+++ MATERIAL SUPPLIED +++
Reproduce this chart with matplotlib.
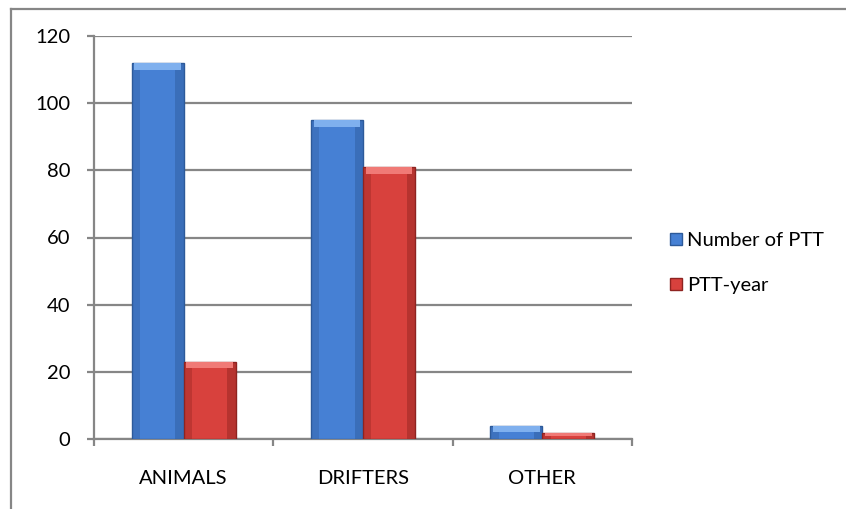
import matplotlib
matplotlib.use("Agg")
import matplotlib.pyplot as plt
from matplotlib.lines import Line2D
import numpy as np

categories = ["ANIMALS", "DRIFTERS", "OTHER"]
number_of_ptt = [112, 95, 4]
ptt_year = [23, 81, 1.7]
series_names = ["Number of PTT", "PTT-year"]
y_ticks = [0, 20, 40, 60, 80, 100, 120]

plt.rcParams["font.family"] = ["Lato", "DejaVu Sans"]

fig = plt.figure(figsize=(8.46, 5.09), dpi=100)
ax = fig.add_axes([94 / 846, 1 - 439 / 509, (632 - 94) / 846, (439 - 36) / 509])

x = np.arange(len(categories))
w = 0.29

styles = [
    dict(face="#4680d4", dark="#2d5a9a", light="#7fb0ee"),
    dict(face="#d8413d", dark="#8e2320", light="#f07a76"),
]

for k, (vals, st) in enumerate(zip([number_of_ptt, ptt_year], styles)):
    xs = x + (k - 0.5) * w
    ax.bar(xs, vals, width=w, color=st["face"], edgecolor=st["dark"],
           linewidth=1.0, zorder=3)
    # bevel: darker side strips and a light cap
    ax.bar(xs - w * 0.42, vals, width=w * 0.16, color=st["dark"], alpha=0.35,
           linewidth=0, zorder=4)
    ax.bar(xs + w * 0.42, vals, width=w * 0.16, color=st["dark"], alpha=0.45,
           linewidth=0, zorder=4)
    cap = np.minimum(np.array(vals) * 0.5, 2.0)
    ax.bar(xs, cap, bottom=np.array(vals) - cap, width=w * 0.9,
           color=st["light"], linewidth=0, zorder=5)

ax.set_xlim(-0.5, len(categories) - 0.5)
ax.set_ylim(0, 120)
ax.set_yticks(y_ticks)
ax.set_yticklabels([str(v) for v in y_ticks])
ax.yaxis.grid(True, color="#868686", linewidth=1.6, zorder=0)
ax.set_axisbelow(True)

ax.set_xticks(x)
ax.set_xticklabels(categories)
ax.set_xticks(np.arange(len(categories) + 1) - 0.5, minor=True)
ax.tick_params(axis="x", which="major", length=0, pad=22, labelsize=14.5)
ax.tick_params(axis="x", which="minor", length=5, width=1.6, color="#868686")
ax.tick_params(axis="y", length=5, width=1.6, color="#868686", pad=12, labelsize=14.5)

for side in ["top", "right"]:
    ax.spines[side].set_visible(False)
for side in ["left", "bottom"]:
    ax.spines[side].set_color("#868686")
    ax.spines[side].set_linewidth(1.6)

handles = [
    Line2D([], [], marker="s", linestyle="none", markersize=9,
           markerfacecolor=st["face"], markeredgecolor=st["dark"])
    for st in styles
]
fig.legend(handles, series_names, loc="center left",
           bbox_to_anchor=(650 / 846, 1 - 263 / 509), frameon=False,
           fontsize=14.5, handletextpad=0.15, labelspacing=1.35, handlelength=0.8)

# outer chart frame
fig.add_artist(Line2D([11 / 846, 1.0], [1 - 9 / 509, 1 - 9 / 509],
                      transform=fig.transFigure, color="#868686", linewidth=1.6))
fig.add_artist(Line2D([11 / 846, 11 / 846], [0.0, 1 - 9 / 509],
                      transform=fig.transFigure, color="#868686", linewidth=1.6))

fig.savefig("out.png", dpi=100)
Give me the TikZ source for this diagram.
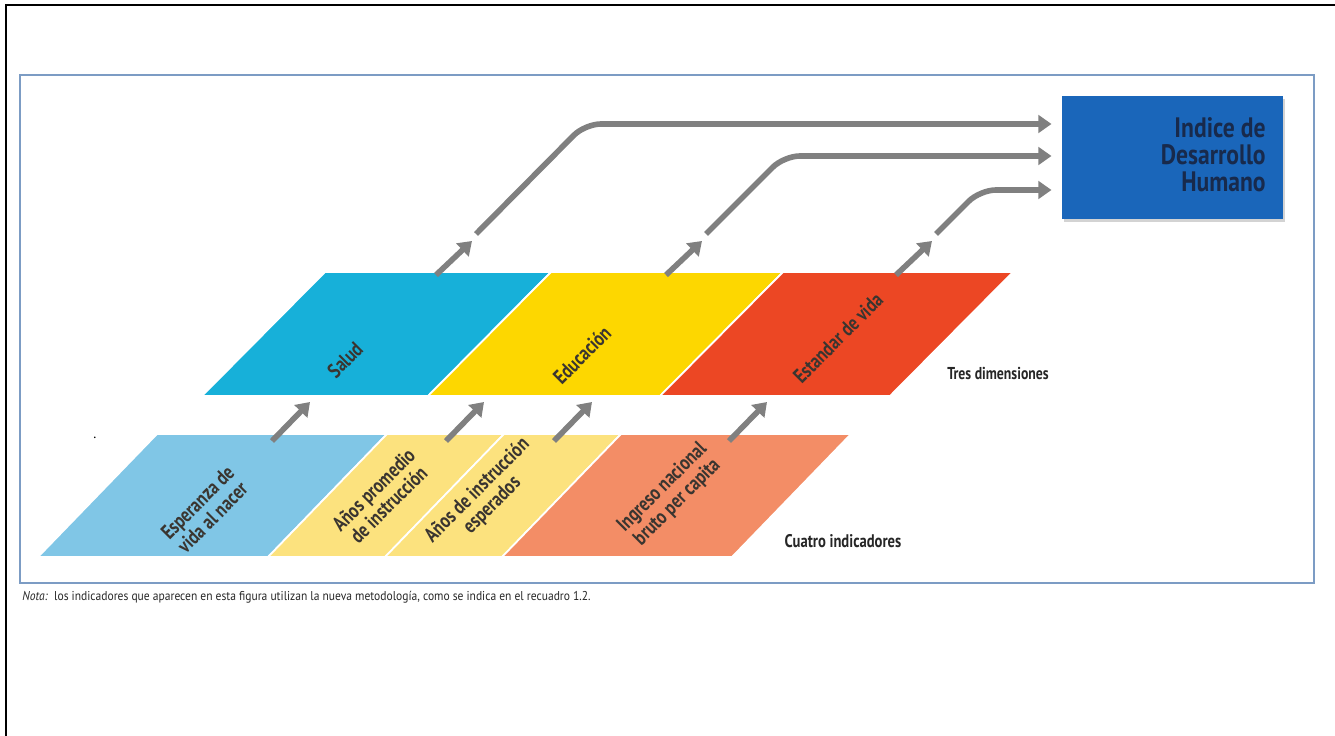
+++
Write out the material above once more, exactly as it reads, with no pictures.

Reproduce this chart with matplotlib.
import matplotlib
matplotlib.use("Agg")
import matplotlib.pyplot as plt
from matplotlib.lines import Line2D
import numpy as np

categories = ["ANIMALS", "DRIFTERS", "OTHER"]
number_of_ptt = [112, 95, 4]
ptt_year = [23, 81, 1.7]
series_names = ["Number of PTT", "PTT-year"]
y_ticks = [0, 20, 40, 60, 80, 100, 120]

plt.rcParams["font.family"] = ["Lato", "DejaVu Sans"]

fig = plt.figure(figsize=(8.46, 5.09), dpi=100)
ax = fig.add_axes([94 / 846, 1 - 439 / 509, (632 - 94) / 846, (439 - 36) / 509])

x = np.arange(len(categories))
w = 0.29

styles = [
    dict(face="#4680d4", dark="#2d5a9a", light="#7fb0ee"),
    dict(face="#d8413d", dark="#8e2320", light="#f07a76"),
]

for k, (vals, st) in enumerate(zip([number_of_ptt, ptt_year], styles)):
    xs = x + (k - 0.5) * w
    ax.bar(xs, vals, width=w, color=st["face"], edgecolor=st["dark"],
           linewidth=1.0, zorder=3)
    # bevel: darker side strips and a light cap
    ax.bar(xs - w * 0.42, vals, width=w * 0.16, color=st["dark"], alpha=0.35,
           linewidth=0, zorder=4)
    ax.bar(xs + w * 0.42, vals, width=w * 0.16, color=st["dark"], alpha=0.45,
           linewidth=0, zorder=4)
    cap = np.minimum(np.array(vals) * 0.5, 2.0)
    ax.bar(xs, cap, bottom=np.array(vals) - cap, width=w * 0.9,
           color=st["light"], linewidth=0, zorder=5)

ax.set_xlim(-0.5, len(categories) - 0.5)
ax.set_ylim(0, 120)
ax.set_yticks(y_ticks)
ax.set_yticklabels([str(v) for v in y_ticks])
ax.yaxis.grid(True, color="#868686", linewidth=1.6, zorder=0)
ax.set_axisbelow(True)

ax.set_xticks(x)
ax.set_xticklabels(categories)
ax.set_xticks(np.arange(len(categories) + 1) - 0.5, minor=True)
ax.tick_params(axis="x", which="major", length=0, pad=22, labelsize=14.5)
ax.tick_params(axis="x", which="minor", length=5, width=1.6, color="#868686")
ax.tick_params(axis="y", length=5, width=1.6, color="#868686", pad=12, labelsize=14.5)

for side in ["top", "right"]:
    ax.spines[side].set_visible(False)
for side in ["left", "bottom"]:
    ax.spines[side].set_color("#868686")
    ax.spines[side].set_linewidth(1.6)

handles = [
    Line2D([], [], marker="s", linestyle="none", markersize=9,
           markerfacecolor=st["face"], markeredgecolor=st["dark"])
    for st in styles
]
fig.legend(handles, series_names, loc="center left",
           bbox_to_anchor=(650 / 846, 1 - 263 / 509), frameon=False,
           fontsize=14.5, handletextpad=0.15, labelspacing=1.35, handlelength=0.8)

# outer chart frame
fig.add_artist(Line2D([11 / 846, 1.0], [1 - 9 / 509, 1 - 9 / 509],
                      transform=fig.transFigure, color="#868686", linewidth=1.6))
fig.add_artist(Line2D([11 / 846, 11 / 846], [0.0, 1 - 9 / 509],
                      transform=fig.transFigure, color="#868686", linewidth=1.6))

fig.savefig("out.png", dpi=100)
Give me the TikZ source for this diagram.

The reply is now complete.